When Apple (NASDAQ:AAPL) reports second-quarter results on Tuesday, investors will hone in on revenue, earnings per share, and iPhone numbers, as per usual. But the tech giant's guidance for its current quarter, which wraps up at year-end, will get extra attention. Here's why.
Remember last year's monstrous holiday quarter?
Seriously, it was huge.
In fact, it's pretty much impossible to overstate just how big of a quarter Apple's first fiscal quarter of 2016 (which is the fourth calendar quarter of 2014) was. The company reported 48% year-over-year growth in EPS during the quarter, driven by big increases in iPhone sales and a well-executed and ambitious share repurchase program.
iPhone unit sales for the quarter soared 46% from the year-ago quarter, riding on the success of the company's first foray into phablet territory. With Q1 2015 marking the first full quarter of iPhone 6 and 6 Plus availability, the new model absolutely stole the show.
And even more impressive than the year-over-year growth in iPhone unit sales was the 57% year-over-year increase in iPhone revenue. This outsized growth of iPhone revenue in relation to iPhone unit sales was driven by a higher average selling price for the smartphones as the company flexed its pricing power with more expensive versions of the iPhone when it launched new models last year.
Apple raked in a record $74.6 billion in revenue during the quarter -- its biggest quarter ever by a long shot. Indeed, the fiscal first quarter of 2015 remains its biggest to date by a margin of more than $16 billion over any other quarter.
Measuring up against this strong year-ago period in the first fiscal quarter of 2016 won't be easy.
Checking in on guidance
With a comp like this, there's a chance that Apple could guide for flat year-over-year revenue growth -- or even a decline -- when it provides quarterly guidance on Tuesday. This would mark a major shift in the storyline of Apple's revenue growth rates in recent quarters. In its third fiscal quarter of 2015, it posted 33% year-over-year revenue growth. And it guided for about $50 billion in revenue for its fourth fiscal quarter of 2015, a figure that would represent an 18.8% increase from the year-ago period. Going from rates like these to flat growth or even a decline could spark concern among investors.
Furthermore, guidance will be important this quarter for reasons beyond the fact that it will likely represent a new phase of more difficult year-over-year comps; it could also provide insight into the health of Apple's new products -- particularly the iPhone 6s and 6s Plus and the Apple Watch. iPhones are largely represented in the company's guidance, given that the product segment currently makes up an impressive 63% of revenue. In addition, since Apple Watch wasn't for sale in the year-ago quarter but is during this holiday quarter, investors will be hoping the new product line will be meaningfully accretive to the top and bottom lines; if Apple guides for a year-over-year increase in Apple's holiday quarter revenue, it could be due to high expectations from management for Apple Watch.

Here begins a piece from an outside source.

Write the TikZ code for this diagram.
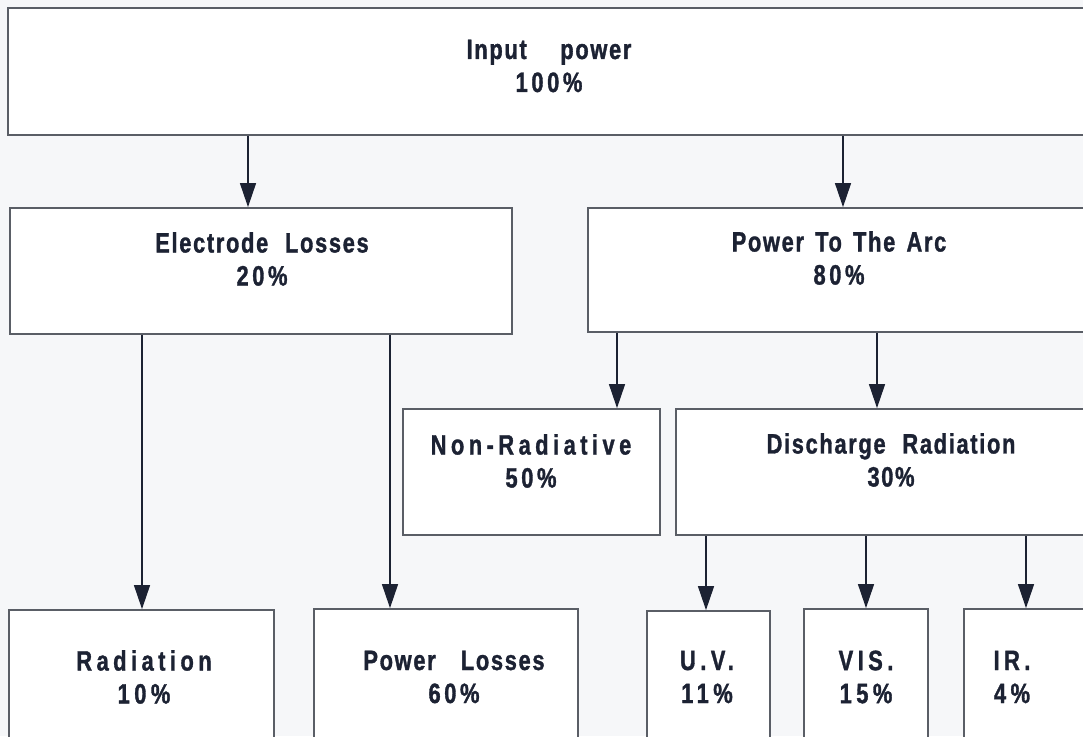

By checking in on Apple's outlook for next quarter, investors will get an idea of how bullish managment is on both its current product suite and its ability to produce and deliver these products during the quarter. Management will likely provide some insight into the reasoning behind its guidance for the first fiscal quarter of 2016 in the earnings call following its fourth-quarter earnings release on Tuesday.